Some thoughts, not to dispute your argument, but just (perhaps as Devil’s advocate) to maybe challenge one or two points:
There were always two or three companions (iirc) before Pertwee, and that didn’t stop there being some great stories. They were multi-threaded, with the companions splitting off and becoming involved in different subplots, and it worked well, and didn’t diminish the Doctor.
During Pertwee and most of Baker there was one companion. That worked great too.
In the new series, there has been one main companion, with other “minor” companions joining for a few episodes. This has been an excellent device: Captain Jack’s arrival in the Tardis after Father’s Day enabled a complete change of dynamic when the everything interesting in the Doctor-Rose relationship (“just another stupid ape!”) had been done and before it became boring.
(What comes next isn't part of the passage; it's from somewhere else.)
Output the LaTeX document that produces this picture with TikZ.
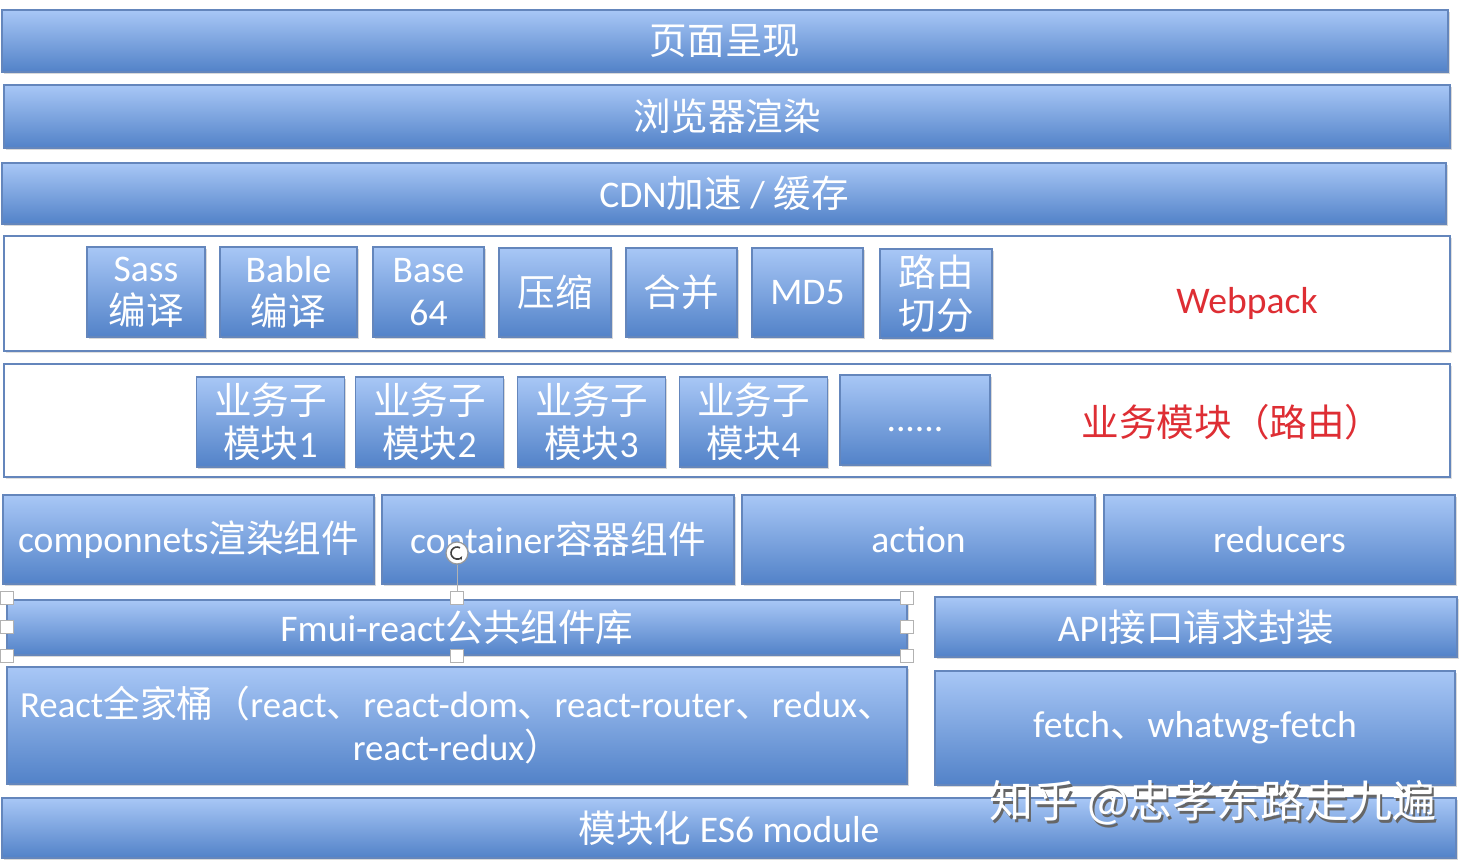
\documentclass[tikz,border=0pt]{standalone}
\usepackage{fontspec}
\setmainfont{Carlito}
\newfontfamily\cjk{Noto Sans CJK SC}
\newcommand{\zh}[1]{{\cjk #1}}
\usetikzlibrary{shadows,arrows.meta}
\definecolor{barTop}{RGB}{168,199,246}
\definecolor{barBot}{RGB}{82,130,200}
\definecolor{barLine}{RGB}{100,134,188}
\definecolor{tagRed}{RGB}{222,46,52}

\begin{document}
\begin{tikzpicture}[
    x=0.5pt, y=-0.5pt,
    box/.style 2 args={minimum width=#1*0.5pt, minimum height=#2*0.5pt},
    bar/.style={draw=barLine, line width=0.6pt, top color=barTop, bottom color=barBot,
        inner sep=0pt, text=white, align=center, font=\fontsize{18.8}{21.5}\selectfont,
        drop shadow={shadow xshift=0.8pt, shadow yshift=-1.2pt, opacity=0.3}},
    frame/.style={draw=barLine, line width=1pt, fill=white, inner sep=0pt,
        drop shadow={shadow xshift=0.8pt, shadow yshift=-1.2pt, opacity=0.25}},
    tag/.style={text=tagRed, font=\fontsize{18.8}{21.5}\selectfont},
    handle/.style={draw=gray!60, fill=white, line width=0.4pt, minimum size=6.5pt, inner sep=0pt}
]
\useasboundingbox (0,0) rectangle (1476,866);

% top layers
\node[bar, box={1446}{62}] (page) at (725,41) {\zh{页面呈现}};
\node[bar, box={1446}{63}] (render) at (727,116.5) {\zh{浏览器渲染}};
\node[bar, box={1444}{61}] (cdn) at (724,193.5) {CDN\zh{加速} / \zh{缓存}};

% webpack layer
\node[frame, box={1446}{115}] (webpack) at (727,293.5) {};
\node[bar, box={118}{90}] (sass) at (146,292) {Sass\\\zh{编译}};
\node[bar, box={137}{90}] (bable) at (288.5,292) {Bable\\\zh{编译}};
\node[bar, box={111}{90}] (base) at (428.5,292) {Base\\64};
\node[bar, box={112}{89}] (zip) at (555,292.5) {\zh{压缩}};
\node[bar, box={111}{89}] (merge) at (681.5,292.5) {\zh{合并}};
\node[bar, box={111}{89}] (md5) at (807.5,292.5) {MD5};
\node[bar, box={112}{89}] (split) at (936,293.5) {\zh{路由}\\\zh{切分}};
\node[tag] (webpacktag) at (1247,303) {Webpack};

% business modules
\node[frame, box={1446}{113}] (biz) at (727,420.5) {};
\foreach \i/\cx in {1/270.5, 2/429.5, 3/591.5, 4/753.5}
    \node[bar, box={148}{90}] (sub\i) at (\cx,422) {\zh{业务子}\\\zh{模块}\i};
\node[bar, box={150}{90}] (more) at (915,420) {\raisebox{-5.5pt}[0pt][0pt]{......}};
\node[tag] (biztag) at (1232,422) {\zh{业务模块（路由）}};

% redux row
\node[bar, box={371}{89}] (comp) at (188.5,539.5) {componnets\zh{渲染组件}};
\node[bar, box={352}{89}] (cont) at (558,539.5) {container\zh{容器组件}};
\node[bar, box={353}{89}] (action) at (918.5,539.5) {action};
\node[bar, box={351}{89}] (reducers) at (1279.5,539.5) {reducers};

% libraries
\node[bar, box={900}{55}] (fmui) at (457,627.5) {Fmui-react\zh{公共组件库}};
\node[bar, box={522}{60}] (api) at (1196,627) {API\zh{接口请求封装}};
\node[bar, box={900}{117}, font=\fontsize{18.4}{21.5}\selectfont] (react) at (457,725.5)
    {React\zh{全家桶（}react\zh{、}react-dom\zh{、}react-router\zh{、}redux\zh{、}\\react-redux\zh{）}};
\node[bar, box={520}{114}] (fetch) at (1195,728) {fetch\zh{、}whatwg-fetch};
\node[bar, box={1454}{60}] (es6) at (729,828) {\zh{模块化} ES6 module};

% selection handles
\foreach \n/\hx/\hy in {tl/7/598, tm/457/598, tr/907/598, ml/7/627, mr/907/627, bl/7/656, bm/457/656, br/907/656}
    \node[handle] (h\n) at (\hx,\hy) {};
\node[circle, draw=gray!80, fill=white, line width=0.6pt, minimum size=11pt, inner sep=0pt] (rot) at (457,553) {};
\draw[gray!60] (rot.south) -- (htm.north);
\draw[gray!50!black, line width=0.8pt, -{Stealth[length=2pt]}] (rot.center) ++(60:3pt) arc (60:330:3pt);

% watermark
\node[text=black!60, font=\cjk\fontsize{22}{25}\selectfont] (markshadow) at (1215,806) {知乎 @忠孝东路走九遍};
\node[text=white, font=\cjk\fontsize{22}{25}\selectfont] (mark) at (1213,803) {知乎 @忠孝东路走九遍};
\end{tikzpicture}
\end{document}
Some of the more memorable companions have enjoyed a slightly abrasive relationship with the Doctor. Leela, Romana and Ace have disapproved of, or been disapproved of by, the Doctor. For me, this makes for an interesting relationship, in the way John Steed’s relationship with Cathy Gale was more interesting than that with Tara King because Mrs Gale not only disapproved of some of the decisions and choices he made but because she disapproved of his vocation and his lifestyle (while Tara spent her time gazing at him adoringly). Interesting Who stories often involve a moral dilemma: the classic example is in Genesis where the Doctor questions whether his means justify the end. It’s great when the companion and the Doctor can disagree.
The better companions have had a more mature relationship with the Doctor. Just as you knew both Steed and Mrs Gale would lay down their own life for one another, you understand that ultimately the differences the Doctor had with those companions didn’t matter. The problem with Teagan, say, or Peri, was the differences manifested themselves in bickering. But with, for example, the Doctor and Leela, you can see them question their own convictions; the Doctor sometimes seems almost to turn a blind eye to Leela’s blood-thirst if it suits him: a fascinatingly flawed moral position!
The constraints of the new series format has perhaps imposed a necessary discipline on the writing and the editing. We’ve certainly had some great one-offs (The Unquiet Dead and Tooth and Claw for example) although I will admit I have felt many stories were rushed, and would like to see more multi-parters. All the same, I feel the old format encouraged padding and laziness, and whilst all Who fans love cliffhangers, for every “You will perish under maximum deletion” there is too often an Age of Steel let-down to follow.
The quality of the writing during the ’60s and ’70s was, generally, higher than during the ’80s.
The problem with some of the Davison and Baker serials was a sense that you needed to tick all these boxes for a serial to be exciting. You had to cram it all in, because the quality of the writing was such that it could not stand by that alone.
Although I’ve commented after your reviews of Resurrection, Revalation and Fenric that the stories have too much going on, I don’t mean I don’t like complex stories.L
Stories need to be cohesive; to take Fenric as an example, some of the subplots worked: because we had codebreaking, the Enigma machine, deciphering the runes and Ace deconstructing her fears were all part of the same story, in the way that a time-travelling manipulative wolf wasn’t, quite.
For me, The Girl in the Fireplace is the perfect example of a well structured, multi-threaded multi-companion story told within the constraints of a 45 minute episode. But then, as you say, Steven Moffat is a brillliant writer, in the way that Eric Saward, say, is not.
I’ll leave my reasons why The Avengers deserves to be at the top of that list of greatest ever TV series for another time.
The Devil’s advocate has good points there. 🙂
I’ve got some further thoughts on the subject (deep or otherwise), but I’ll post them as main entries after I’ve had a chance to edit them for a while.